Although it started as a small wood-exporting village in the township of South Himsworth, Powassan quickly grew to something much bigger.
In 1886, the railroad was built through Powassan as a passageway from Gravenhurst to Nipissing Junction. This caused the population to shift from the river towards the train tracks, creating a new town center which still exists today.
Present-day Main Street was a divider and it separated Powassan into two lots which were granted to individuals by the queen. Lot 15 on the east side of Main St. was granted to Christopher Armstrong. Lot 16 on the west side of Main St. was granted to William Faulkner Clark.

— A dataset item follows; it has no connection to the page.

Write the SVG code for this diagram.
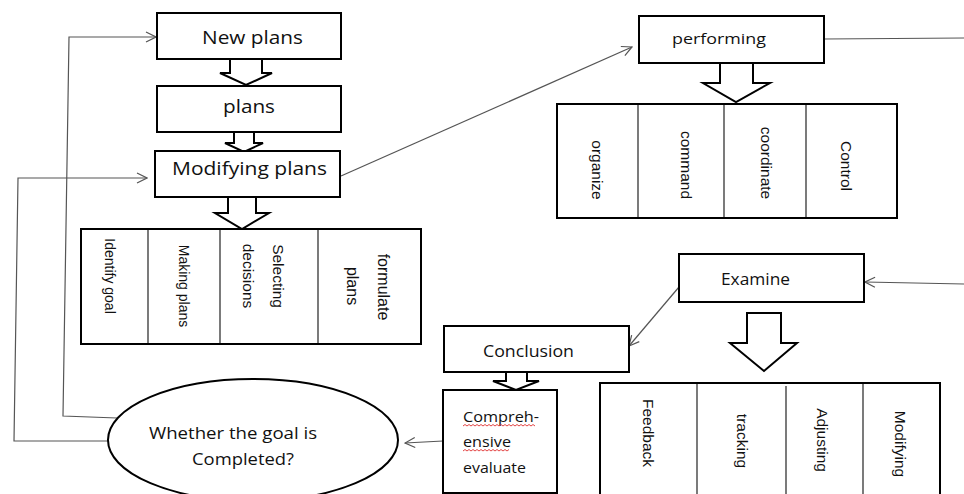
<svg xmlns="http://www.w3.org/2000/svg" width="964" height="494" viewBox="0 0 964 494">
<style>
.box{fill:#fff;stroke:#000;stroke-width:2}
.div{stroke:#333;stroke-width:1.3}
.harrow{fill:#fff;stroke:#000;stroke-width:2;stroke-linejoin:miter}
.con{fill:none;stroke:#555;stroke-width:1.2}
.t{font-family:"Open Sans","Noto Sans",sans-serif;fill:#111}
.r{font-family:"Liberation Sans",Arial,sans-serif;fill:#111;text-anchor:middle;dominant-baseline:central}
.wave{fill:none;stroke:#e03030;stroke-width:0.9}
</style>
<defs>
<marker id="open" viewBox="-11 -6 12 12" refX="0" refY="0" markerWidth="12" markerHeight="12" markerUnits="userSpaceOnUse" orient="auto">
<path d="M-10,-5 L0,0 L-10,5" fill="none" stroke="#555" stroke-width="1.2"/>
</marker>
</defs>
<rect width="964" height="494" fill="#fff"/>

<g id="connectors">
<polyline class="con" points="117,418 63,416 69,37 156,37" marker-end="url(#open)"/>
<polyline class="con" points="109,441 14,441 18,178 147,178" marker-end="url(#open)"/>
<line class="con" x1="341" y1="176" x2="632" y2="47" marker-end="url(#open)"/>
<line class="con" x1="824" y1="39" x2="964" y2="38"/>
<line class="con" x1="964" y1="284" x2="865" y2="282" marker-end="url(#open)"/>
<line class="con" x1="679" y1="287" x2="629" y2="346" marker-end="url(#open)"/>
<line class="con" x1="443" y1="441" x2="405" y2="443" marker-end="url(#open)"/>
</g>

<g id="hollow-arrows">
<polygon class="harrow" points="230,59 262,59 262,73 272,73 246,85 220,73 230,73"/>
<polygon class="harrow" points="234,132 254,132 254,143 263,143 244,152 225,143 234,143"/>
<polygon class="harrow" points="228,197 256,197 256,213 269,213 242,229 215,213 228,213"/>
<polygon class="harrow" points="720,63 753,63 753,83 770,83 736,102 703,83 720,83"/>
<polygon class="harrow" points="747,313 781,313 781,343 797,343 764,371 730,343 747,343"/>
<polygon class="harrow" points="506,372 527,372 527,381 539,381 516,390 493,381 506,381"/>
</g>

<g id="new-plans">
<rect class="box" x="157" y="13" width="184" height="46"/>
<text class="t" x="202" y="44" font-size="18" textLength="101" lengthAdjust="spacingAndGlyphs">New plans</text>
</g>

<g id="plans">
<rect class="box" x="157" y="86" width="184" height="46"/>
<text class="t" x="223" y="113" font-size="18" textLength="52" lengthAdjust="spacingAndGlyphs">plans</text>
</g>

<g id="modifying-plans">
<rect class="box" x="155" y="151" width="185" height="46"/>
<text class="t" x="172" y="175" font-size="18" textLength="155" lengthAdjust="spacingAndGlyphs">Modifying plans</text>
</g>

<g id="plan-steps">
<rect class="box" x="81" y="229" width="340" height="115"/>
<line class="div" x1="148" y1="230" x2="148" y2="343"/>
<line class="div" x1="220" y1="230" x2="220" y2="343"/>
<line class="div" x1="318" y1="230" x2="318" y2="343"/>
<text class="r" font-size="14" transform="translate(110,276) rotate(90)">Identify goal</text>
<text class="r" font-size="14" transform="translate(184,286) rotate(90)">Making plans</text>
<text class="r" font-size="15.5" transform="translate(278,276) rotate(90)">Selecting</text>
<text class="r" font-size="15.5" transform="translate(248,276) rotate(90)">decisions</text>
<text class="r" font-size="16" transform="translate(383,287) rotate(90)">formulate</text>
<text class="r" font-size="16" transform="translate(352,286) rotate(90)">plans</text>
</g>

<g id="performing">
<rect class="box" x="639" y="16" width="185" height="47"/>
<text class="t" x="672" y="44" font-size="15" textLength="94" lengthAdjust="spacingAndGlyphs">performing</text>
</g>

<g id="performing-steps">
<rect class="box" x="557" y="104" width="340" height="114"/>
<line class="div" x1="638" y1="105" x2="638" y2="217"/>
<line class="div" x1="724" y1="105" x2="724" y2="217"/>
<line class="div" x1="806" y1="105" x2="806" y2="217"/>
<text class="r" font-size="15.5" transform="translate(597,170) rotate(90)">organize</text>
<text class="r" font-size="15.5" transform="translate(686,165) rotate(90)">command</text>
<text class="r" font-size="15.5" transform="translate(766,163) rotate(90)">coordinate</text>
<text class="r" font-size="15.5" transform="translate(846,166) rotate(90)">Control</text>
</g>

<g id="examine">
<rect class="box" x="679" y="254" width="185" height="48"/>
<text class="t" x="721" y="285" font-size="16" textLength="69" lengthAdjust="spacingAndGlyphs">Examine</text>
</g>

<g id="examine-steps">
<rect class="box" x="600" y="383" width="340" height="120"/>
<line class="div" x1="697" y1="384" x2="697" y2="494"/>
<line class="div" x1="786" y1="386" x2="786" y2="494"/>
<line class="div" x1="863" y1="384" x2="863" y2="494"/>
<text class="r" font-size="15.5" transform="translate(648,433) rotate(90)">Feedback</text>
<text class="r" font-size="15.5" transform="translate(742,441) rotate(90)">tracking</text>
<text class="r" font-size="15.5" transform="translate(822,440) rotate(90)">Adjusting</text>
<text class="r" font-size="15.5" transform="translate(900,444) rotate(90)">Modifying</text>
</g>

<g id="conclusion">
<rect class="box" x="444" y="326" width="185" height="46"/>
<text class="t" x="483" y="357" font-size="15.5" textLength="91" lengthAdjust="spacingAndGlyphs">Conclusion</text>
</g>

<g id="comprehensive-evaluate">
<rect class="box" x="443" y="390" width="114" height="103"/>
<text class="t" x="463" y="422" font-size="14.5" textLength="76" lengthAdjust="spacingAndGlyphs">Compreh-</text>
<text class="t" x="463" y="447" font-size="14.5" textLength="48" lengthAdjust="spacingAndGlyphs">ensive</text>
<text class="t" x="463" y="473" font-size="14.5" textLength="63" lengthAdjust="spacingAndGlyphs">evaluate</text>
<path class="wave" d="M463,426 l2,-1.5 l2,1.5 l2,-1.5 l2,1.5 l2,-1.5 l2,1.5 l2,-1.5 l2,1.5 l2,-1.5 l2,1.5 l2,-1.5 l2,1.5 l2,-1.5 l2,1.5 l2,-1.5 l2,1.5 l2,-1.5 l2,1.5 l2,-1.5 l2,1.5 l2,-1.5 l2,1.5 l2,-1.5 l2,1.5 l2,-1.5 l2,1.5 l2,-1.5 l2,1.5 l2,-1.5 l2,1.5 l2,-1.5 l2,1.5 l2,-1.5 l2,1.5 l2,-1.5 l2,1.5"/>
<path class="wave" d="M463,451 l2,-1.5 l2,1.5 l2,-1.5 l2,1.5 l2,-1.5 l2,1.5 l2,-1.5 l2,1.5 l2,-1.5 l2,1.5 l2,-1.5 l2,1.5 l2,-1.5 l2,1.5 l2,-1.5 l2,1.5 l2,-1.5 l2,1.5 l2,-1.5 l2,1.5 l2,-1.5 l2,1.5 l2,-1.5"/>
</g>

<g id="goal-check">
<ellipse cx="253" cy="440" rx="145" ry="61" fill="#fff" stroke="#000" stroke-width="2"/>
<text class="t" x="149" y="439" font-size="16" textLength="168" lengthAdjust="spacingAndGlyphs">Whether the goal is</text>
<text class="t" x="192" y="465" font-size="16" textLength="102" lengthAdjust="spacingAndGlyphs">Completed?</text>
</g>
</svg>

IN November of 1904, it was declared that as of January 1905, Powassan would become its own municipality. Starting in 1905, W.H. Stuart - the first Mayor - Powassan began to boom and many innovations happened:
In 1906, electricity came to Powassan and for $14/year you could power 32 lights.
In 1908, Bell telephone was introduced in Powassan.
The first car arrived in Powassan in 1912. The Ford was owned by A.W. Tingey.
In 1916, motion pictures made their way to town with showings at town hall daily.